12.   For example, Defendant's admissions state that TCA, Leahy, and ACFRFR are required by the County to register if its clients send charitable solicitations by mail into the County.   In response to interrogatories, Defendant stated that consultants are not required to register if they do not represent clients that do not solicit charitable contributions in the County.

13.   In addition, Defendant claims it is proper to require Plaintiffs to register because their compensation must come from contributions received from their charity clients.   Without more, an assertion that Plaintiffs were paid with general funds of their clients which funds at one time were contributions from someplace is insufficient to establish legislative jurisdictional minimum contacts.   The district court cited Interfase Marketing, Inc. v. Pioneer Technologies Group, Inc., 774 F.Supp. 1355, 1358 (M.D.Fla.1991), for the proposition that merely receiving a benefit from the residents of the jurisdiction should subject a party to the court's jurisdiction.   But in that case a number of “contacts” existed between the jurisdiction and defendant:  defendant traveled to the jurisdiction, conducted business there, and permitted its affiliate to solicit potential customers for it in the jurisdiction.   See id.  (“[Defendant] clearly seeks the benefits of marketing their product in Florida through their relationship with [affiliate].”).

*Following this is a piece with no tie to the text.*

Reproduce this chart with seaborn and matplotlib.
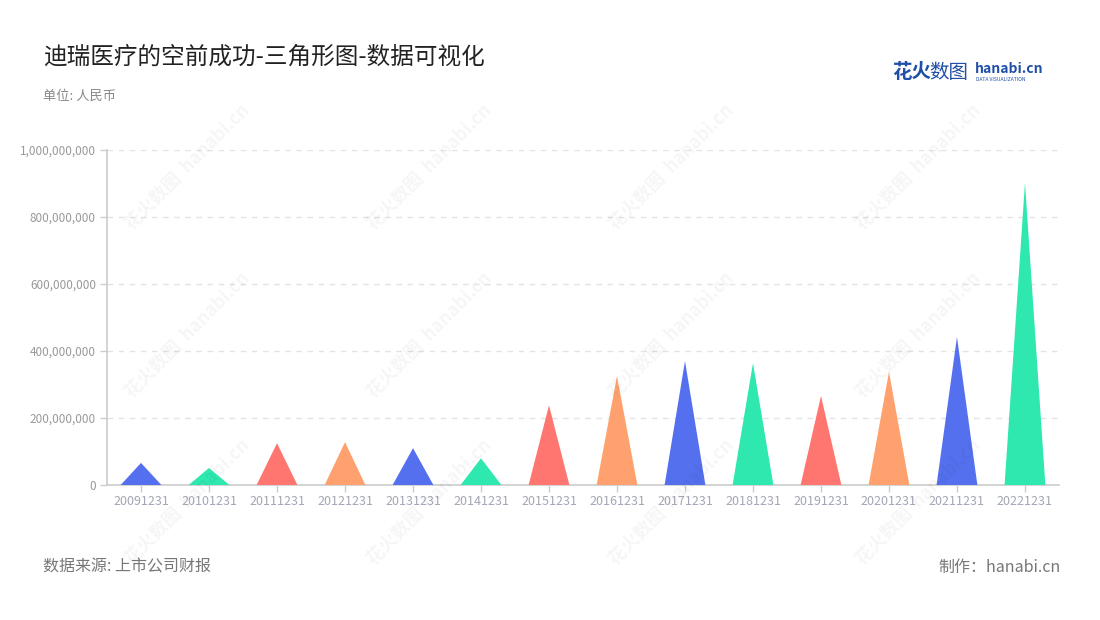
import numpy as np
import matplotlib.pyplot as plt
import pandas as pd
import seaborn as sns
from matplotlib.patches import Polygon
from matplotlib.ticker import FuncFormatter

# data
dates = ['20091231', '20101231', '20111231', '20121231', '20131231', '20141231', '20151231',
         '20161231', '20171231', '20181231', '20191231', '20201231', '20211231', '20221231']
profit = [66e6, 51e6, 125e6, 128e6, 110e6, 80e6, 238e6,
          325e6, 370e6, 364e6, 266e6, 338e6, 442e6, 902e6]
palette = ['#5470ee', '#2ee8b0', '#ff7670', '#ffa16e']

df = pd.DataFrame({'date': dates, 'value': profit})
df['colour'] = [palette[i % 4] for i in range(len(df))]

sns.set_theme(style='white')
plt.rcParams['font.family'] = ['Noto Sans CJK SC', 'DejaVu Sans']

fig = plt.figure(figsize=(11, 6.2), dpi=100)
ax = fig.add_axes([0.0973, 0.2177, 0.8654, 0.5403])

sns.barplot(data=df, x='date', y='value', hue='date', palette=list(df['colour']),
            width=0.6, legend=False, ax=ax)

# turn every bar into a triangle
for patch, c in zip(list(ax.patches), df['colour']):
    x0 = patch.get_x()
    w = patch.get_width()
    h = patch.get_height()
    patch.remove()
    ax.add_patch(Polygon([[x0, 0], [x0 + w / 2, h], [x0 + w, 0]], closed=True,
                         facecolor=c, edgecolor='none', zorder=3))

ax.set_xlim(-0.5, len(dates) - 0.5)
ax.set_ylim(0, 1e9)
ax.set_yticks(np.arange(0, 1.01e9, 2e8))
ax.yaxis.set_major_formatter(FuncFormatter(lambda v, p: f'{int(v):,}'))
ax.grid(axis='y', color='#e3e3e3', linestyle=(0, (4, 4)), linewidth=1)
ax.set_axisbelow(True)
ax.set_xlabel('')
ax.set_ylabel('')

for s in ['top', 'right']:
    ax.spines[s].set_visible(False)
for s in ['left', 'bottom']:
    ax.spines[s].set_color('#cccccc')
    ax.spines[s].set_linewidth(1.2)

ax.tick_params(axis='x', colors='#cccccc', labelcolor='#a3a6b4', labelsize=9,
               length=5, width=1, bottom=True, pad=2)
ax.tick_params(axis='y', colors='#cccccc', labelcolor='#999999', labelsize=8.5,
               length=5, width=1, left=True, pad=3)

# titles and notes
fig.text(0.039, 0.908, '迪瑞医疗的空前成功-三角形图-数据可视化', fontsize=17, color='#222222',
         va='center', ha='left')
fig.text(0.039, 0.845, '单位: 人民币', fontsize=9.5, color='#888888', va='center', ha='left')
fig.text(0.039, 0.085, '数据来源: 上市公司财报', fontsize=11.5, color='#777777', va='center', ha='left')
fig.text(0.964, 0.085, '制作：hanabi.cn', fontsize=11.5, color='#777777', va='center', ha='right')

# logo
fig.text(0.811, 0.883, '花火', fontsize=14, color='#1f4fa8', fontweight='bold', va='center')
fig.text(0.845, 0.883, '数图', fontsize=14, color='#1f4fa8', va='center')
fig.text(0.886, 0.888, 'hanabi.cn', fontsize=10, color='#1f4fa8', fontweight='bold', va='center')
fig.text(0.887, 0.871, 'DATA VISUALIZATION', fontsize=3.6, color='#1f4fa8', va='center')

# faint watermarks
for wx in [0.17, 0.39, 0.61, 0.835]:
    for wy in [0.73, 0.46, 0.19]:
        fig.text(wx, wy, '花火数图  hanabi.cn', fontsize=13, color='#000000', alpha=0.04,
                 rotation=45, ha='center', va='center', fontweight='bold')

plt.savefig('out.png', dpi=100)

14.   And just having some contract with a registered charity without more is not sufficient, under the Constitution, to subject these other entities to regulation and registration by the Ordinance.   See Borg-Warner Acceptance Corp. v. Lovett & Tharpe, Inc., 786 F.2d 1055, 1059 (11th Cir.1986) (“ ‘[m]erely entering into a contract with a forum resident does not provide the requisite contacts between a [party] and the forum state.’ ”);  Sea Lift, Inc. v. Refinadora Costarricense de Petroleo, S.A., 792 F.2d 989, 993 (11th Cir.1986) (“Nor does the existence of a contract between the foreign defendant and a resident of the forum state automatically amount to ‘purposeful availment.’ ”).